The exterior ‘window treatments’ are very interesting and took the Chinese and Pilipino artisans many months to complete. Some are currently in serious disrepair, but plans are in the works to restore them to their original splendour.
On entering the church through the massive carved wooden main doors, we find that it is barrel shaped and is huge; it is capable of seating some 1,200 people for masses or special celebrations.
Surprisingly, very ordinary stained glass adorns all of the windows on the interior as shown in the example below. The interior windows are protected by metal grates covering the openings to prevent unwanted intruders from penetrating the church area.
The interior is dominated by its magnificent and imposing sanctuary, most of which is finished in gold leaf. The altar, presently in use, is the original altar from the late 1700s which had been ‘lost’ and was discovered during repair excavations made on the site in 1982. In addition to the altar, a statue of the Birhen ng Barangay carved in limestone and dressed in traditional Pilipino clothing of the period was also found in the dig and is currently on public display next to the baptistery at the rear of the church.
In the close-up view of the altar above, we see, to the left of the crucifix on the altar are statues of Santo Tomas and San Jose. The tabernacle is finished in gold and silver – 98% pure. The altar here is the original altar that was lost in 1910 and rediscovered in the 1982 excavations on the site.
To the left and right at the base of the sanctuary where the altar rail would have originally been placed are two statues, one of the Sacred Heart of Jesus and the other of the Blessed Virgin Mary. These statues date to the 1780’s.
As mentioned earlier during the excavations made in 1982, as part of some restorations undertaken in the church, the original altar and a limestone statue of the Birhen ng Barangay (The Virgin of the Barangay) both of which had been believed lost as a result of the Fire of 1910, were found during the dig.
The Virgin of the Barangay now stands in the Baptistery at the rear of the church.
This is a photo of the original statue of Santo Tomas de Villanueva which was sculpted in the late 1790’s and is currently on display in a secured glass case at the rear of the church.
It is indeed a fitting testament to the people and the construction methods used to build the church is that during it’s lifetime it has been damaged and restored several times as a result of some of the most serious events in Philippines history, those events being:
- In the period of 1896 to 1913, during the Revolution of 1896 to 1898 against Spain, the subsequent Philippine-American War (1898-1902) and followed by on-going popular revolts until 1913 the church was seriously damaged.
- It was especially seriously damaged in a major 1910 Fire during the aforementioned revolts which involved many indigenous tribes as well as Muslim Moros in the south.

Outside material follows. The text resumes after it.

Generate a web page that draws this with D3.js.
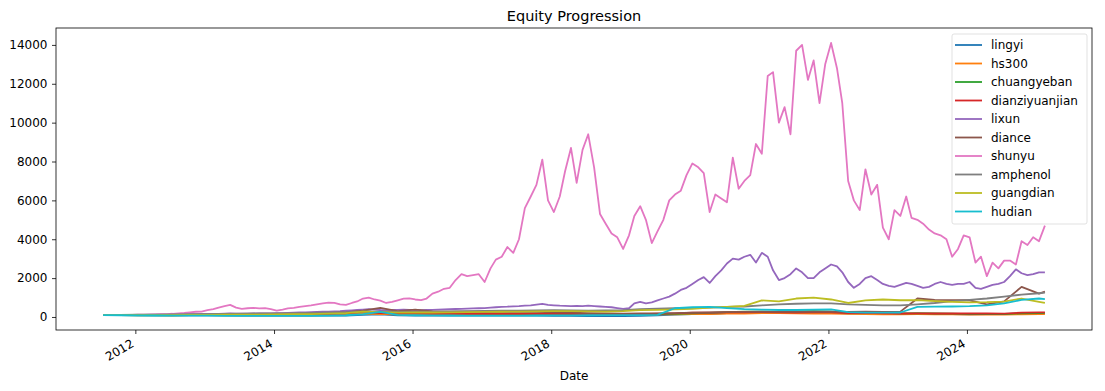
<!DOCTYPE html>
<html>
<head>
<meta charset="utf-8">
<script src="https://cdn.jsdelivr.net/npm/d3@7"></script>
<style>
  body { margin: 0; background: #fff; }
  svg { display: block; font-family: "DejaVu Sans", sans-serif; }
  .axis { font-family: "DejaVu Sans", sans-serif; }
  .axis path, .axis line { stroke: #000; stroke-width: 0.8px; }
  .axis text { font-size: 12px; fill: #000; }
</style>
</head>
<body>
<div id="area"></div>
<script>
var width = 1105,
    height = 391;

var margin = {left: 56, top: 28, right: 13, bottom: 61};

var series_names = ['lingyi', 'hs300', 'chuangyeban', 'dianziyuanjian', 'lixun',
                    'diance', 'shunyu', 'amphenol', 'guangdian', 'hudian'];

var series_colors = ['#1f77b4', '#ff7f0e', '#2ca02c', '#d62728', '#9467bd',
                     '#8c564b', '#e377c2', '#7f7f7f', '#bcbd22', '#17becf'];

// monthly samples, Jul 2011 .. Feb 2025
var shunyu = [
  100, 100, 105, 105, 110, 110,
  115, 120, 125, 130, 140, 150, 165, 190, 210, 240, 270, 280,
  350, 400, 480, 560, 620, 480, 420, 450, 470, 440, 450, 400,
  330, 380, 440, 470, 520, 560, 600, 650, 700, 740, 730, 650,
  620, 720, 800, 950, 1000, 900, 840, 720, 780, 860, 940, 960,
  900, 870, 950, 1200, 1300, 1450, 1500, 1900, 2200, 2100, 2150, 2200,
  1800, 2500, 2950, 3100, 3600, 3300, 4000, 5600, 6200, 6800, 8100, 6000,
  5400, 6200, 7500, 8700, 6900, 8600, 9400, 7700, 5300, 4800, 4300, 4100,
  3500, 4200, 5200, 5700, 5000, 3800, 4400, 5000, 6000, 6300, 6500, 7300,
  7900, 7700, 7400, 5400, 6300, 6100, 5900, 8200, 6600, 7000, 7300, 8900,
  8400, 12400, 12600, 10000, 10800, 9400, 13700, 14000, 12200, 13200, 11000, 13000,
  14100, 12800, 11000, 7000, 6000, 5500, 7600, 6300, 6800, 4600, 4000, 5500,
  5200, 6200, 5100, 5000, 4800, 4500, 4300, 4200, 4000, 3100, 3500, 4200,
  4100, 2800, 3100, 2100, 2800, 2500, 2900, 2900, 2700, 3900, 3700, 4100,
  3900, 4700
];

var lixun = [
  100, 100, 95, 100, 100, 105,
  110, 110, 115, 115, 120, 120, 125, 125, 130, 130, 135, 140,
  145, 150, 160, 170, 180, 175, 170, 175, 180, 185, 190, 190,
  195, 200, 210, 220, 230, 240, 250, 260, 270, 280, 290, 300,
  320, 340, 360, 380, 400, 380, 360, 350, 360, 370, 380, 370,
  360, 350, 360, 370, 380, 390, 400, 410, 420, 430, 440, 450,
  460, 480, 500, 520, 530, 550, 560, 580, 600, 640, 670, 620,
  600, 580, 570, 560, 570, 560, 580, 560, 540, 520, 500, 460,
  420, 450, 700, 780, 700, 750, 850, 950, 1050, 1200, 1390, 1500,
  1700, 1900, 2050, 1750, 2100, 2400, 2750, 3000, 2950, 3100, 3200, 2800,
  3300, 3100, 2400, 1900, 2000, 2200, 2500, 2300, 2000, 2000, 2300, 2500,
  2700, 2600, 2300, 1800, 1500, 1700, 2000, 2100, 1900, 1700, 1600, 1550,
  1650, 1750, 1700, 1600, 1500, 1550, 1700, 1800, 1700, 1650, 1700, 1700,
  1800, 1500, 1450, 1550, 1650, 1700, 1800, 2100, 2450, 2250, 2150, 2200,
  2300, 2300
];

// quarterly samples, Jul 2011 .. Jan 2025, plus Feb 2025
var lingyi = [
  100, 95, 90, 85, 85, 80, 80, 80,
  75, 75, 70, 70, 70, 70, 75, 110,
  130, 80, 70, 70, 75, 75, 70, 70,
  65, 65, 60, 55, 50, 45, 45, 60,
  80, 120, 150, 160, 200, 210, 230, 220,
  200, 210, 230, 180, 170, 160, 150, 160,
  150, 150, 140, 150, 160, 180, 200, 210
];

var hs300 = [
  100, 95, 95, 95, 90, 95, 95, 90,
  85, 85, 85, 85, 90, 110, 140, 180,
  150, 130, 115, 115, 120, 125, 130, 135,
  145, 150, 155, 145, 135, 120, 120, 140,
  135, 140, 145, 145, 170, 180, 200, 195,
  185, 180, 175, 160, 150, 140, 140, 145,
  135, 130, 125, 125, 120, 140, 145, 145
];

var chuangyeban = [
  100, 95, 90, 85, 90, 95, 110, 130,
  140, 150, 160, 170, 170, 190, 210, 290,
  230, 220, 210, 200, 190, 185, 175, 170,
  170, 165, 160, 150, 135, 120, 125, 140,
  145, 160, 190, 210, 250, 270, 280, 260,
  290, 300, 270, 220, 230, 210, 190, 200,
  180, 170, 150, 160, 150, 190, 200, 210
];

var dianziyuanjian = [
  100, 95, 95, 95, 95, 100, 110, 120,
  125, 130, 135, 140, 145, 160, 190, 260,
  200, 180, 170, 160, 160, 165, 165, 160,
  160, 165, 160, 155, 140, 120, 125, 150,
  170, 190, 220, 220, 240, 240, 250, 240,
  230, 240, 240, 200, 210, 190, 180, 185,
  180, 180, 180, 180, 175, 220, 240, 240
];

var diance = [
  100, 100, 100, 105, 110, 115, 120, 130,
  140, 145, 150, 160, 170, 200, 250, 330,
  470, 300, 380, 290, 280, 280, 270, 270,
  260, 260, 240, 220, 200, 180, 170, 180,
  190, 200, 220, 230, 250, 260, 270, 260,
  260, 270, 280, 260, 270, 260, 275, 950,
  880, 870, 860, 650, 800, 1550, 1200, 1300
];

var amphenol = [
  100, 110, 120, 125, 135, 140, 150, 160,
  170, 180, 190, 200, 210, 230, 250, 290,
  280, 270, 270, 280, 290, 300, 310, 320,
  330, 340, 350, 340, 330, 340, 350, 400,
  430, 450, 470, 480, 520, 540, 600, 650,
  680, 700, 700, 650, 620, 600, 600, 650,
  720, 820, 880, 950, 1050, 1150, 1220, 1250
];

var guangdian = [
  100, 95, 95, 100, 100, 105, 110, 115,
  120, 125, 130, 140, 150, 170, 200, 280,
  250, 220, 230, 230, 240, 250, 260, 270,
  280, 290, 300, 300, 290, 280, 300, 350,
  370, 390, 420, 480, 520, 570, 850, 800,
  950, 1000, 900, 720, 850, 900, 860, 870,
  820, 780, 750, 760, 790, 950, 780, 720
];

var hudian = [
  100, 90, 80, 75, 70, 65, 65, 60,
  60, 55, 55, 55, 60, 70, 90, 150,
  260, 110, 90, 80, 75, 70, 70, 70,
  70, 75, 80, 80, 90, 95, 100, 100,
  110, 450, 500, 520, 460, 400, 380, 360,
  360, 380, 390, 250, 220, 220, 230, 520,
  530, 540, 560, 600, 700, 880, 950, 920
];

var y_ticks = [0, 2000, 4000, 6000, 8000, 10000, 12000, 14000];
var x_tick_years = [2012, 2014, 2016, 2018, 2020, 2022, 2024];
var y_limits = [-670, 14870];

// sample dates
var month_dates = d3.range(shunyu.length).map(function(i) { return new Date(2011, 6 + i, 15); });
var quarter_dates = d3.range(lingyi.length - 1).map(function(i) { return new Date(2011, 6 + 3 * i, 15); });
quarter_dates.push(new Date(2025, 1, 15));

var series_values = [lingyi, hs300, chuangyeban, dianziyuanjian, lixun,
                     diance, shunyu, amphenol, guangdian, hudian];

var series = series_names.map(function(name, i) {
  var vals = series_values[i];
  var dates = vals.length == month_dates.length ? month_dates : quarter_dates;
  return {
    name: name,
    color: series_colors[i],
    points: vals.map(function(v, j) { return {date: dates[j], value: v}; })
  };
});

var svg = d3.select('#area').append('svg')
    .attr('width', width)
    .attr('height', height);

var plot_w = width - margin.left - margin.right,
    plot_h = height - margin.top - margin.bottom;

// x range padded by 5% like matplotlib
var t0 = month_dates[0].getTime(),
    t1 = month_dates[month_dates.length - 1].getTime(),
    pad = (t1 - t0) * 0.05;

var x = d3.scaleTime()
    .domain([new Date(t0 - pad), new Date(t1 + pad)])
    .range([margin.left, margin.left + plot_w]);

var y = d3.scaleLinear()
    .domain(y_limits)
    .range([margin.top + plot_h, margin.top]);

var line = d3.line()
    .x(function(d) { return x(d.date); })
    .y(function(d) { return y(d.value); });

svg.append('g').selectAll('path')
  .data(series)
  .enter().append('path')
    .attr('d', function(d) { return line(d.points); })
    .attr('fill', 'none')
    .attr('stroke', function(d) { return d.color; })
    .attr('stroke-width', 1.8)
    .attr('stroke-linejoin', 'round');

// axes
var y_axis = svg.append('g')
    .attr('class', 'axis')
    .attr('transform', 'translate(' + margin.left + ',0)')
    .call(d3.axisLeft(y).tickValues(y_ticks).tickSize(4).tickPadding(4.5).tickFormat(d3.format('d')));
y_axis.select('.domain').remove();

var x_axis = svg.append('g')
    .attr('class', 'axis')
    .attr('transform', 'translate(0,' + (margin.top + plot_h) + ')')
    .call(d3.axisBottom(x)
      .tickValues(x_tick_years.map(function(yr) { return new Date(yr, 0, 1); }))
      .tickSize(4)
      .tickFormat(d3.timeFormat('%Y')));
x_axis.select('.domain').remove();
x_axis.selectAll('text')
    .attr('text-anchor', 'end')
    .attr('y', 0)
    .attr('dy', 0)
    .attr('transform', 'translate(-1,16) rotate(-30)');

// frame
svg.append('rect')
    .attr('x', margin.left)
    .attr('y', margin.top)
    .attr('width', plot_w)
    .attr('height', plot_h)
    .attr('fill', 'none')
    .attr('stroke', '#000')
    .attr('stroke-width', 0.8);

svg.append('text')
    .attr('x', margin.left + plot_w / 2)
    .attr('y', 21)
    .attr('text-anchor', 'middle')
    .attr('font-size', '14.5px')
    .attr('fill', '#000')
    .text('Equity Progression');

svg.append('text')
    .attr('x', margin.left + plot_w / 2)
    .attr('y', 380)
    .attr('text-anchor', 'middle')
    .attr('font-size', '12px')
    .attr('fill', '#000')
    .text('Date');

// legend
var legend = svg.append('g').attr('transform', 'translate(952,34)');
legend.append('rect')
    .attr('width', 135)
    .attr('height', 190)
    .attr('rx', 2)
    .attr('fill', '#fff')
    .attr('fill-opacity', 0.8)
    .attr('stroke', '#d9d9d9')
    .attr('stroke-width', 0.8);

var rows = legend.selectAll('g.row')
  .data(series)
  .enter().append('g')
    .attr('class', 'row')
    .attr('transform', function(d, i) { return 'translate(0,' + (11 + i * 18.5) + ')'; });

rows.append('line')
    .attr('x1', 3).attr('x2', 30)
    .attr('stroke', function(d) { return d.color; })
    .attr('stroke-width', 1.8);

rows.append('text')
    .attr('x', 39)
    .attr('dy', '0.35em')
    .attr('font-size', '12px')
    .attr('fill', '#000')
    .text(function(d) { return d.name; });
</script>
</body>
</html>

- During the Second World War, the church and convent were used as an area headquarters and barracks by the Japanese occupation forces. Both buildings were seriously damaged by the occupiers during this period and they were subsequently repaired or re-constructed following the war.
- Finally, the massive earthquake of 1948 damaged the East belfry. Belfry repairs started in 1960 and were completed in 1962. The 8.1 intensity earthquake not only seriously damaged the belfry, here in Miagao but it also toppled and completely destroyed the main belfry at the Jaro Cathedral in Iloilo City and it also completely destroyed on of the regions most historic churches, the Church of the Immaculate Conception in nearby Oton.